**Source data**

+++++

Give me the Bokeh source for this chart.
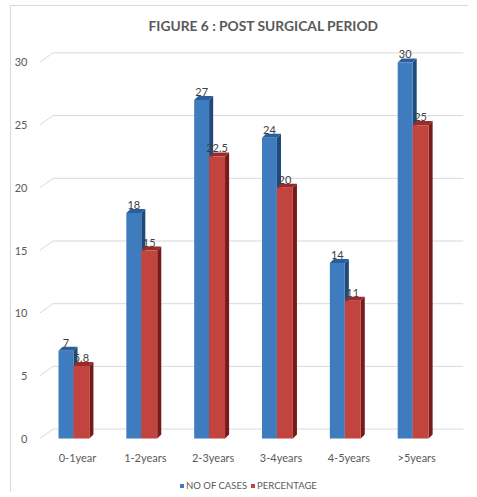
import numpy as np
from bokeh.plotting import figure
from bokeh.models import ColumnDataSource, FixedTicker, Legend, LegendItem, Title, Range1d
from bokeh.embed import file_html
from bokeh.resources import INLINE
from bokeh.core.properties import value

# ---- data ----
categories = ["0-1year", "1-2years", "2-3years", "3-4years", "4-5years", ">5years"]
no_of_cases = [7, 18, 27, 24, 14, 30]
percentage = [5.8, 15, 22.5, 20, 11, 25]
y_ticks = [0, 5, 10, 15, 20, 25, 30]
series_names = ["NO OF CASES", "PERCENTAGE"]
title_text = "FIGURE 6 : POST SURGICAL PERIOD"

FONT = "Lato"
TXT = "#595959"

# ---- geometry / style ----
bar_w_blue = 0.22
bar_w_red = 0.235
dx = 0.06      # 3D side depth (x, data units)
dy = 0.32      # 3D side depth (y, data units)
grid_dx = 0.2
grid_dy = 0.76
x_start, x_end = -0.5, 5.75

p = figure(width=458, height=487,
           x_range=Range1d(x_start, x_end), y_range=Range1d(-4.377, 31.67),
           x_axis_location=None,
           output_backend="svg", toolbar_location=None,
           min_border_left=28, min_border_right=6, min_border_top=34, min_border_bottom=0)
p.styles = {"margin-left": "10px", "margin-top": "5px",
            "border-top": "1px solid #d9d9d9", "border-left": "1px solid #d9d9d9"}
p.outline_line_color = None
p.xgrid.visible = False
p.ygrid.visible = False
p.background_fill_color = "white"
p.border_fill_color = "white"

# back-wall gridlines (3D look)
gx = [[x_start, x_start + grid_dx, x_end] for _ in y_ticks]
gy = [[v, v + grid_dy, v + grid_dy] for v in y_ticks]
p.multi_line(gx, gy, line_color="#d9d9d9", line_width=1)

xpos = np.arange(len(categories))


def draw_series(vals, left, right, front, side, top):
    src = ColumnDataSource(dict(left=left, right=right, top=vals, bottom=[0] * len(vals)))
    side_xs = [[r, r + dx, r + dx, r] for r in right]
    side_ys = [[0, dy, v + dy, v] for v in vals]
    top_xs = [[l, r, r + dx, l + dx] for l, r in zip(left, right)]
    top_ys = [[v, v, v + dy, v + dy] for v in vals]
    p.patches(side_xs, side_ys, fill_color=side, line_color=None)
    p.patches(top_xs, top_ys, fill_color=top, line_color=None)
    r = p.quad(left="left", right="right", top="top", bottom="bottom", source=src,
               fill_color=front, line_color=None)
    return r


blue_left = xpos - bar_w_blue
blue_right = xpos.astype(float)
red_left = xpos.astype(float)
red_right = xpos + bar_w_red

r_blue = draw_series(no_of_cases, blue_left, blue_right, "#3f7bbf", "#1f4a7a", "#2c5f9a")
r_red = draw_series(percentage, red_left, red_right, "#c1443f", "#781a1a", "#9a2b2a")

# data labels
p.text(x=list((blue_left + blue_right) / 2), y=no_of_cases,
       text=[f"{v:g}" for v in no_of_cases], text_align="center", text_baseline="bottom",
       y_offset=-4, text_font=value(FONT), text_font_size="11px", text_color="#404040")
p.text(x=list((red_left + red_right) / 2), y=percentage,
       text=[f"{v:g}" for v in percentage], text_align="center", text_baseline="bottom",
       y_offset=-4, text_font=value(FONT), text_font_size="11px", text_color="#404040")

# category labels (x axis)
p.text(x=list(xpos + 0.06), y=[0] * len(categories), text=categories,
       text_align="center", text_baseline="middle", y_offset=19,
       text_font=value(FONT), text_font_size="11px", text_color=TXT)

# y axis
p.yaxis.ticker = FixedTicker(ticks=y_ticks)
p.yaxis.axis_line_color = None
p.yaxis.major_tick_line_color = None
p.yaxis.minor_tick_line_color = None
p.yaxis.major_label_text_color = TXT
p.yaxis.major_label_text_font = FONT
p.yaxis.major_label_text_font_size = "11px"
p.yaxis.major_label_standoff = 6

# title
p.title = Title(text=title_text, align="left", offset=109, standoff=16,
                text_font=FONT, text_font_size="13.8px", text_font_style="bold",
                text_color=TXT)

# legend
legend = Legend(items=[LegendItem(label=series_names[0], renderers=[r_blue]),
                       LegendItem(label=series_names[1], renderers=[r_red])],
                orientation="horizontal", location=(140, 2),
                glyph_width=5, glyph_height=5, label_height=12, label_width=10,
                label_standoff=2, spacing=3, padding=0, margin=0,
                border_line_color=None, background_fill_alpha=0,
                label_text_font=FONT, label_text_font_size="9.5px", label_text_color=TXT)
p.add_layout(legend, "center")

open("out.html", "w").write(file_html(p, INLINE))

+++++

**Task goal**
Reproduce all of the material above word for word. Omit the pictures.

**Solution to this problem**
Give me the Bokeh source for this chart.
import numpy as np
from bokeh.plotting import figure
from bokeh.models import ColumnDataSource, FixedTicker, Legend, LegendItem, Title, Range1d
from bokeh.embed import file_html
from bokeh.resources import INLINE
from bokeh.core.properties import value

# ---- data ----
categories = ["0-1year", "1-2years", "2-3years", "3-4years", "4-5years", ">5years"]
no_of_cases = [7, 18, 27, 24, 14, 30]
percentage = [5.8, 15, 22.5, 20, 11, 25]
y_ticks = [0, 5, 10, 15, 20, 25, 30]
series_names = ["NO OF CASES", "PERCENTAGE"]
title_text = "FIGURE 6 : POST SURGICAL PERIOD"

FONT = "Lato"
TXT = "#595959"

# ---- geometry / style ----
bar_w_blue = 0.22
bar_w_red = 0.235
dx = 0.06      # 3D side depth (x, data units)
dy = 0.32      # 3D side depth (y, data units)
grid_dx = 0.2
grid_dy = 0.76
x_start, x_end = -0.5, 5.75

p = figure(width=458, height=487,
           x_range=Range1d(x_start, x_end), y_range=Range1d(-4.377, 31.67),
           x_axis_location=None,
           output_backend="svg", toolbar_location=None,
           min_border_left=28, min_border_right=6, min_border_top=34, min_border_bottom=0)
p.styles = {"margin-left": "10px", "margin-top": "5px",
            "border-top": "1px solid #d9d9d9", "border-left": "1px solid #d9d9d9"}
p.outline_line_color = None
p.xgrid.visible = False
p.ygrid.visible = False
p.background_fill_color = "white"
p.border_fill_color = "white"

# back-wall gridlines (3D look)
gx = [[x_start, x_start + grid_dx, x_end] for _ in y_ticks]
gy = [[v, v + grid_dy, v + grid_dy] for v in y_ticks]
p.multi_line(gx, gy, line_color="#d9d9d9", line_width=1)

xpos = np.arange(len(categories))


def draw_series(vals, left, right, front, side, top):
    src = ColumnDataSource(dict(left=left, right=right, top=vals, bottom=[0] * len(vals)))
    side_xs = [[r, r + dx, r + dx, r] for r in right]
    side_ys = [[0, dy, v + dy, v] for v in vals]
    top_xs = [[l, r, r + dx, l + dx] for l, r in zip(left, right)]
    top_ys = [[v, v, v + dy, v + dy] for v in vals]
    p.patches(side_xs, side_ys, fill_color=side, line_color=None)
    p.patches(top_xs, top_ys, fill_color=top, line_color=None)
    r = p.quad(left="left", right="right", top="top", bottom="bottom", source=src,
               fill_color=front, line_color=None)
    return r


blue_left = xpos - bar_w_blue
blue_right = xpos.astype(float)
red_left = xpos.astype(float)
red_right = xpos + bar_w_red

r_blue = draw_series(no_of_cases, blue_left, blue_right, "#3f7bbf", "#1f4a7a", "#2c5f9a")
r_red = draw_series(percentage, red_left, red_right, "#c1443f", "#781a1a", "#9a2b2a")

# data labels
p.text(x=list((blue_left + blue_right) / 2), y=no_of_cases,
       text=[f"{v:g}" for v in no_of_cases], text_align="center", text_baseline="bottom",
       y_offset=-4, text_font=value(FONT), text_font_size="11px", text_color="#404040")
p.text(x=list((red_left + red_right) / 2), y=percentage,
       text=[f"{v:g}" for v in percentage], text_align="center", text_baseline="bottom",
       y_offset=-4, text_font=value(FONT), text_font_size="11px", text_color="#404040")

# category labels (x axis)
p.text(x=list(xpos + 0.06), y=[0] * len(categories), text=categories,
       text_align="center", text_baseline="middle", y_offset=19,
       text_font=value(FONT), text_font_size="11px", text_color=TXT)

# y axis
p.yaxis.ticker = FixedTicker(ticks=y_ticks)
p.yaxis.axis_line_color = None
p.yaxis.major_tick_line_color = None
p.yaxis.minor_tick_line_color = None
p.yaxis.major_label_text_color = TXT
p.yaxis.major_label_text_font = FONT
p.yaxis.major_label_text_font_size = "11px"
p.yaxis.major_label_standoff = 6

# title
p.title = Title(text=title_text, align="left", offset=109, standoff=16,
                text_font=FONT, text_font_size="13.8px", text_font_style="bold",
                text_color=TXT)

# legend
legend = Legend(items=[LegendItem(label=series_names[0], renderers=[r_blue]),
                       LegendItem(label=series_names[1], renderers=[r_red])],
                orientation="horizontal", location=(140, 2),
                glyph_width=5, glyph_height=5, label_height=12, label_width=10,
                label_standoff=2, spacing=3, padding=0, margin=0,
                border_line_color=None, background_fill_alpha=0,
                label_text_font=FONT, label_text_font_size="9.5px", label_text_color=TXT)
p.add_layout(legend, "center")

open("out.html", "w").write(file_html(p, INLINE))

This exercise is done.